Une autre proposition est celle de Francis Ponge, qui intitule justement un de ses ouvrages Méthodes, et un autre Pour un Malherbe. Les titres m’avaient fortement attiré, j’y étais entré avidement, mais ces livres pâtinent, Ponge nous ouvre son atelier mais d’une manière bien moins virtuose que dans La Rage de l’expression. Il m’a toujours semblé, relisant son oeuvre, qu’il avait écrit ses chefs-d’œuvre, par exemple Le Parti Pris des choses et Pièces, et au milieu ce chef-d’œuvre assez différent, La Rage de l’expression, et qu’ensuite il avait cherché sans succès à « répéter le miracle », sans y parvenir. (De même, après 1945, René Char me paraît chercher à répéter le miracle des Feuillets d’Hypnos, avec une lourdeur de plus en plus terrible.)

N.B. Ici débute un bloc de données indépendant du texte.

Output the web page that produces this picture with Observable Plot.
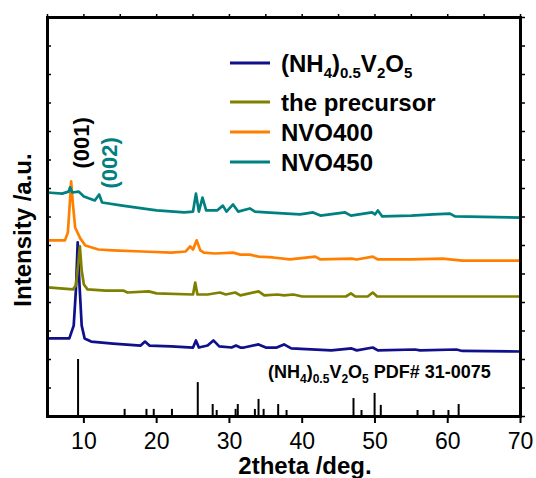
<!DOCTYPE html>
<html><head><meta charset="utf-8">
<script src="https://cdn.jsdelivr.net/npm/d3@7"></script>
<script src="https://cdn.jsdelivr.net/npm/@observablehq/plot@0.6"></script>
<style>body{margin:0;background:#fff} #chart{position:relative;width:536px;height:478px;overflow:hidden}
#box{position:absolute;box-sizing:border-box;border:3px solid #000;pointer-events:none}</style>
</head><body><div id="chart"><div id="box"></div></div>
<script>
const seriesNames = ["(NH4)0.5V2O5", "the precursor", "NVO400", "NVO450"];
const seriesColors = ["#10108c", "#808000", "#ff8000", "#008080"];

const blueX = [5,8.0,8.6,8.9,9.15,9.4,9.7,10.1,11,14,17.8,18.4,19,22,25.0,25.4,25.8,27.0,27.8,28.6,30.3,30.9,31.5,32,34.0,35,36.5,37.5,38.5,44,46.8,47.5,49.7,50.4,55.5,56.2,61.2,62,70];
const blueY = [2.74,2.74,3.19,4.42,6.11,4.60,3.19,2.74,2.63,2.56,2.49,2.63,2.49,2.46,2.42,2.67,2.42,2.49,2.67,2.46,2.42,2.49,2.42,2.42,2.53,2.42,2.42,2.53,2.39,2.32,2.39,2.32,2.42,2.32,2.35,2.32,2.35,2.30,2.28];

const oliveX = [5,8.5,8.9,9.2,9.45,9.7,10.0,10.5,13,15.4,16,18.9,20,25.0,25.3,25.6,27,28.7,29.5,30.8,31.5,34.0,34.8,36.6,37.5,38.8,40,46,46.7,47.3,49.0,49.7,50.3,55.5,70];
const oliveY = [4.53,4.46,4.60,5.30,5.97,5.12,4.63,4.46,4.42,4.42,4.35,4.39,4.32,4.28,4.70,4.28,4.28,4.35,4.28,4.35,4.25,4.39,4.25,4.28,4.25,4.28,4.21,4.21,4.32,4.21,4.21,4.35,4.21,4.21,4.21];

const orangeX = [5,7.4,7.8,8.0,8.25,8.45,8.8,9.5,10.2,12,14,18,22,24.0,24.6,25.0,25.5,26.0,26.5,28,30.5,31.5,32.8,34,36,38.3,41.8,42.5,46.8,47.5,49.7,50.4,55,59.3,62,70];
const orangeY = [6.18,6.18,6.46,7.23,8.25,7.58,6.63,6.25,6.0,5.86,5.83,5.79,5.75,5.79,5.97,5.86,6.18,5.83,5.75,5.72,5.75,5.68,5.68,5.61,5.58,5.51,5.61,5.51,5.54,5.51,5.61,5.51,5.51,5.54,5.47,5.47];

const tealX = [5,7.0,7.9,8.1,8.4,9.3,10.0,11.5,12.1,12.5,15.3,18,20,23.8,25.0,25.4,25.8,26.3,26.8,28.3,29.1,29.6,30.5,31.2,32.8,33.5,35,39.7,41.5,42.5,45.9,46.7,49.6,50.0,50.4,51,55,58,60.3,61,70];
const tealY = [7.86,7.82,7.89,8.04,7.86,7.89,7.72,7.58,7.79,7.51,7.40,7.30,7.23,7.16,7.19,7.82,7.19,7.68,7.23,7.23,7.40,7.19,7.44,7.19,7.30,7.19,7.16,7.09,7.16,7.05,7.16,7.05,7.16,7.09,7.23,7.02,7.05,7.09,7.12,7.02,6.98];

const stickX = [9.2,15.6,18.6,19.6,22.1,25.65,27.7,28.25,30.85,31.15,33.5,34.0,34.7,36.7,37.85,47.05,48.15,49.95,50.8,55.85,58.05,60.1,61.5];
const stickH = [2.0,0.25,0.25,0.25,0.25,1.19,0.42,0.21,0.25,0.42,0.25,0.6,0.25,0.42,0.21,0.63,0.21,0.81,0.39,0.21,0.21,0.21,0.42];

const xTickLabels = [10,20,30,40,50,60,70];
const xMinorTicks = [5,10,15,20,25,30,35,40,45,50,55,60,65,70];
const yTicks = [0,1,2,3,4,5,6,7,8,9,10,11,12,13,14];
const xDomain = [5, 70];
const yDomain = [0, 14];

const peakLabels = ["(001)", "(002)"];
const peakLabelX = [9.75, 13.6];
const peakLabelY = [9.6, 8.9];
const peakLabelColor = ["#000000", "#008080"];

const xLabel = "2theta /deg.";
const yLabel = "Intensity /a.u.";

const allX = [blueX, oliveX, orangeX, tealX];
const allY = [blueY, oliveY, orangeY, tealY];
const rows = [];
seriesNames.forEach((s, i) => allX[i].forEach((x, j) => rows.push({s, x, y: allY[i][j], c: seriesColors[i]})));
const sticks = stickX.map((x, i) => ({x, h: stickH[i]}));
const labels = peakLabels.map((t, i) => ({t, x: peakLabelX[i], y: peakLabelY[i], c: peakLabelColor[i]}));

const FONT = "'Liberation Sans', Arial, Helvetica, sans-serif";
const M = {left: 47, right: 16, top: 17, bottom: 62};

const svg = Plot.plot({
  width: 536, height: 478,
  marginLeft: M.left, marginRight: M.right, marginTop: M.top, marginBottom: M.bottom,
  x: {domain: xDomain},
  y: {domain: yDomain},
  style: {fontFamily: FONT, background: "white", color: "black"},
  marks: [
    Plot.ruleX(sticks, {x: "x", y1: 0, y2: "h", stroke: "black", strokeWidth: 2}),
    Plot.line(rows, {x: "x", y: "y", z: "s", stroke: d => d.c, strokeWidth: 2.7, strokeLinejoin: "round"}),
    Plot.axisX({ticks: xTickLabels, tickSize: 7, tickPadding: 9, fontSize: 23, label: null, strokeWidth: 2}),
    Plot.axisX({anchor: "top", ticks: xMinorTicks, tickSize: 4, tickFormat: () => "", label: null, strokeWidth: 1.5}),
    Plot.axisY({anchor: "left", ticks: yTicks, tickSize: -4, tickFormat: () => "", label: null, strokeWidth: 1.5}),
    Plot.axisY({anchor: "right", ticks: yTicks, tickSize: 4, tickFormat: () => "", label: null, strokeWidth: 1.5}),
    Plot.frame({stroke: "black", strokeWidth: 3}),
    Plot.text(labels, {x: "x", y: "y", text: "t", fill: d => d.c, rotate: -90, fontSize: 22, fontWeight: "bold", textAnchor: "middle", lineAnchor: "middle"}),
    Plot.text([xLabel], {frameAnchor: "bottom", dx: 21, dy: 50, fontSize: 24, fontWeight: "bold", textAnchor: "middle", lineAnchor: "middle"}),
    Plot.text([yLabel], {frameAnchor: "left", rotate: -90, dx: -24, dy: 13, fontSize: 24, fontWeight: "bold", textAnchor: "middle", lineAnchor: "middle"})
  ]
});
svg.style.position = "absolute";
svg.style.left = "0px";
svg.style.top = "0px";

const root = d3.select(svg);
// Legend and pattern caption with subscripts
function richText(g, x, y, size, subSize, parts, shift) {
  const t = g.append("text").attr("x", x).attr("y", y)
    .attr("font-size", size).attr("font-weight", "bold").attr("fill", "black")
    .attr("font-family", FONT).attr("text-anchor", "start");
  let low = false;
  parts.forEach(([str, sub]) => {
    const ts = t.append("tspan").text(str);
    if (sub && !low) { ts.attr("dy", shift).attr("font-size", subSize); low = true; }
    else if (sub) { ts.attr("font-size", subSize); }
    else if (!sub && low) { ts.attr("dy", -shift); low = false; }
  });
  return t;
}
const formulaParts = [["(NH", false], ["4", true], [")", false], ["0.5", true], ["V", false], ["2", true], ["O", false], ["5", true]];
const leg = root.append("g");
const legY = [63, 102, 132, 162];
seriesNames.forEach((s, i) => {
  leg.append("line").attr("x1", 230).attr("x2", 270).attr("y1", legY[i]).attr("y2", legY[i])
    .attr("stroke", seriesColors[i]).attr("stroke-width", 3);
  if (i === 0) richText(leg, 281, legY[i] + 9, 24, 15, formulaParts, 6);
  else richText(leg, 281, legY[i] + 9, 24, 15, [[s, false]], 6);
});
richText(root.append("g"), 268, 378, 18, 12, [...formulaParts, [" PDF# 31-0075", false]], 5);

const chart = document.getElementById("chart");
chart.insertBefore(svg, chart.firstChild);
// box drawn over the plot area, matching the frame
const box = document.getElementById("box");
box.style.left = (M.left - 1.5) + "px";
box.style.top = (M.top - 1.5) + "px";
box.style.width = (536 - M.left - M.right + 3) + "px";
box.style.height = (478 - M.top - M.bottom + 3) + "px";
</script>
</body></html>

La méthode de Ponge : la chose, les mots. On commence par affronter la chose, en montrer l’envergure. Se pose le problème des mots, la nécessité de faire affleurer la chose dans le texte, tout en étant dans un monde différent. Recours au dictionnaire, à l’étymologie, aux figures de style présentées de manière distante, pour les analyses. Carnets de notes. Répétitions, repentirs. Des livres comme Méthodes ou Nouveau Recueil frappent par leur côté fragmentaire, volontairement inabouti, rugueux, finalement le contraire d’un Malherbe. (Heureusement, pourrait-on dire.) Le contenu lui est d’abord fondamental, contrairement à Malherbe, et il s’en explique dans la préface à La Rage de l’expression par la filiation marxiste : en poète alors marxiste (ça ne durera pas), il faut saisir le réel quotidien, le matériel, en finir avec les arrière-mondes spiritualistes du monde bourgeois.

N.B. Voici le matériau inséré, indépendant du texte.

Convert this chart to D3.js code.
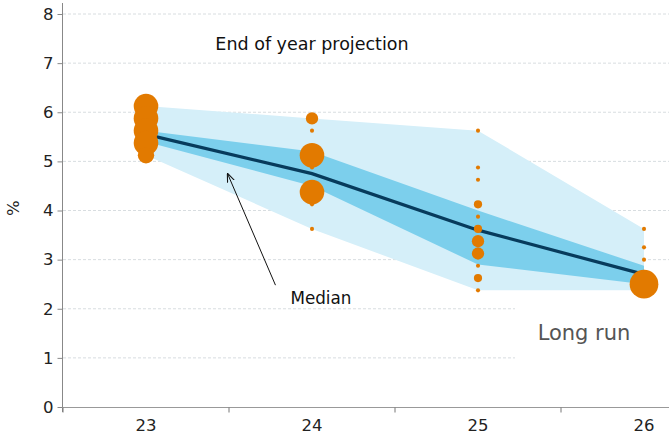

Je ne reprends ces livres que rapidement pour écrire ceci, je n’ai aucune prétention érudite ou de détail, mais j’irais jusqu’à poser l’hypothèse d’une lecture ironique du titre Méthodes : on peut difficilement faire moins méthodique que ce recueil et ceux de la même période. En somme, Ponge serait un poète génial par sa filiation surréaliste, dont il serait un hérésiarque. (Les plus grands écrivains du XXe sont pour la plupart des surréalistes hérétiques, – surréaliste et hérétique sont d’ailleurs deux termes qui reviennent au même.)

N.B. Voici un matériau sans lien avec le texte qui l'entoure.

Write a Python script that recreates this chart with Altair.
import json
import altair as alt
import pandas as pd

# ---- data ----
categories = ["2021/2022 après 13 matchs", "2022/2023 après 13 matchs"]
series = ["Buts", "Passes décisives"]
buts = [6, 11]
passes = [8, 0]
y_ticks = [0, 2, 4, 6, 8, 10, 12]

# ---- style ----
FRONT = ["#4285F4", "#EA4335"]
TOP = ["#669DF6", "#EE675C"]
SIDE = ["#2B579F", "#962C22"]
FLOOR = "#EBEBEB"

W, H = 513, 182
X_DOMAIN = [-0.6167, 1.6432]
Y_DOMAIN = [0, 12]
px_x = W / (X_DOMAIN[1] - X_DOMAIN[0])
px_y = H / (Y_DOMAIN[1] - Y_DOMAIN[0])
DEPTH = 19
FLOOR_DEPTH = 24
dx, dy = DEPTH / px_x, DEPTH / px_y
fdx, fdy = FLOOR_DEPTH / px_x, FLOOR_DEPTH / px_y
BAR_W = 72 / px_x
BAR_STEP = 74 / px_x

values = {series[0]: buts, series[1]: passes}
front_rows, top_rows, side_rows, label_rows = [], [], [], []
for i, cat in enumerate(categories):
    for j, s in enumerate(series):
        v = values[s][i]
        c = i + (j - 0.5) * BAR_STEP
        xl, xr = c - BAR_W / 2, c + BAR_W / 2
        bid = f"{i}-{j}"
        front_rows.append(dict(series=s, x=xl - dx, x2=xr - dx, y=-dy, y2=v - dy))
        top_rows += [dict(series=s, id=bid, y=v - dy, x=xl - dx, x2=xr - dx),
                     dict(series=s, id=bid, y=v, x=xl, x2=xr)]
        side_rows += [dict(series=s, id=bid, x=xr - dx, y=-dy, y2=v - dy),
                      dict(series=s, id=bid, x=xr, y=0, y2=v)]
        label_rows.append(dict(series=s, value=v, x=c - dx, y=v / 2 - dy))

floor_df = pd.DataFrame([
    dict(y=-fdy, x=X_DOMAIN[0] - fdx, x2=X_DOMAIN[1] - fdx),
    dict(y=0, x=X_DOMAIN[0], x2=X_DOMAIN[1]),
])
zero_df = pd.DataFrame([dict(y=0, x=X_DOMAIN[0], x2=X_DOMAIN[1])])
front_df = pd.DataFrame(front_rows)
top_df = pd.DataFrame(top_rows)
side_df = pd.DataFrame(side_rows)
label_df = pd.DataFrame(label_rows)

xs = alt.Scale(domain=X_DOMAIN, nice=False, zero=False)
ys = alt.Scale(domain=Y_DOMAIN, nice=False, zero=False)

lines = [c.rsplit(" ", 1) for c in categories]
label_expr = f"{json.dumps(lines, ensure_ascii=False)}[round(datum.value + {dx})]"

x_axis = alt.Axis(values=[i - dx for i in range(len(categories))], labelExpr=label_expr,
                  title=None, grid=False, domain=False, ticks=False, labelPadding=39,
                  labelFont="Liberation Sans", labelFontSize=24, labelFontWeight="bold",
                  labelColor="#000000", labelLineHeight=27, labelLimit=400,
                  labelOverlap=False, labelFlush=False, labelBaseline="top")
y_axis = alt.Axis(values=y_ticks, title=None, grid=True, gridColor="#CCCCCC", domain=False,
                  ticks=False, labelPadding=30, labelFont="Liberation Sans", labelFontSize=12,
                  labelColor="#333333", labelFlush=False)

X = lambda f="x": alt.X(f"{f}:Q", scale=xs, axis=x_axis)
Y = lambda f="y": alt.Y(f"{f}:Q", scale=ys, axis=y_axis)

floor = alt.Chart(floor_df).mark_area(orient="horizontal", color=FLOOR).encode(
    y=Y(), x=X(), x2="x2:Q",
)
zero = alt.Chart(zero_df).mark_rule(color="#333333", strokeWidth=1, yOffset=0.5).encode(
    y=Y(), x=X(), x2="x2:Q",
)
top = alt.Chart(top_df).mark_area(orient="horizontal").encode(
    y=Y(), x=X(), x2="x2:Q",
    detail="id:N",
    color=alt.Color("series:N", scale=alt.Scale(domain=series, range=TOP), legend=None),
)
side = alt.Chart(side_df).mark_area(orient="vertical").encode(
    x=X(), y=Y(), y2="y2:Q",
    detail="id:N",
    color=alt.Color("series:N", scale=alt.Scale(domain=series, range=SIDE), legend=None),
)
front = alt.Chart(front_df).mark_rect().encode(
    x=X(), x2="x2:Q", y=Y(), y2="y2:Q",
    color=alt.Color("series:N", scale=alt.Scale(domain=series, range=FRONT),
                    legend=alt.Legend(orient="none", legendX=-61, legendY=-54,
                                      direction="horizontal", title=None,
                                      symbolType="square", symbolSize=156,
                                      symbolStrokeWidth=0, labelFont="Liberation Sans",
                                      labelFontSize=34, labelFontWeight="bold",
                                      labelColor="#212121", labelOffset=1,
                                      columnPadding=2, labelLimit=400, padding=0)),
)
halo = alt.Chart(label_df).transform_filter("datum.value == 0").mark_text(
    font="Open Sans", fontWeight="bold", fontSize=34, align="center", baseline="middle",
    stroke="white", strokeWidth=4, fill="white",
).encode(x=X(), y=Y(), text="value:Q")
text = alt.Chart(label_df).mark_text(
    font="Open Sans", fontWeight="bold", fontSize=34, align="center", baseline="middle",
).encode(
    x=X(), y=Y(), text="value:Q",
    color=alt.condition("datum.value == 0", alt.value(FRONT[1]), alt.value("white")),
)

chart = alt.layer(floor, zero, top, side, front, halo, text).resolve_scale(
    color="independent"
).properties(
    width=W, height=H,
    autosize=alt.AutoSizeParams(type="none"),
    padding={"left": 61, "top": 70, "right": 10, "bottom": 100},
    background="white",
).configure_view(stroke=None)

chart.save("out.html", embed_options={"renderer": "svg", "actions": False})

Quel rapport avec les Règles pour la direction de l’esprit ? Aucun, je le crains. On aura compris mon absence de méthode. Cela vient du fait que : 1° L’écriture n’est pas scientifique, la méthode déductive (celle de Descartes) n’y a pas cours, malgré des tentatives contemporaines intéressantes de retour aux « données de base », d’ailleurs presque toujours liées au surréalisme, et arrivant très vite à des obscurités bien peu cartésiennes. 2° La méthode en poésie obligerait au retour du même. Si on fonde une méthode sur des créations passées, même les siennes propres, on se condamne à la répétition, l’absence de nouveauté, la fermeture aux événements dans la langue et dans la pensée.


Les surréalistes l’avaient bien compris : c’est l’absence de méthode qui permet d’ouvrir des mondes. Quand ils ont constitué des méthodes (collages, écritures automatiques ou prétendues telles, paranoïa-critique), c’était : 1° Des anti-méthodes, employées pour faire advenir du neuf grâce à une dose d’aléatoire. 2° Des dispositifs transitoires, pas voués à être répétés : après avoir utilisé telle méthode, il faut en constituer une autre, pour éviter la sclérose. Quant à la qualité littéraire, la postérité reconnaîtra les siens, sans doute très mal. Le noyau dur surréaliste le dirait plus clairement : la « qualité littéraire », on s’en fout.


J’arrive donc bien loin de mon propos initial, et termine par une sorte d’hommage au surréalisme, comme c’est la mode pour le centenaire du mouvement. Comme tout hommage au surréalisme, il fallait qu’il fût quelque peu hérétique. Ainsi soit-il.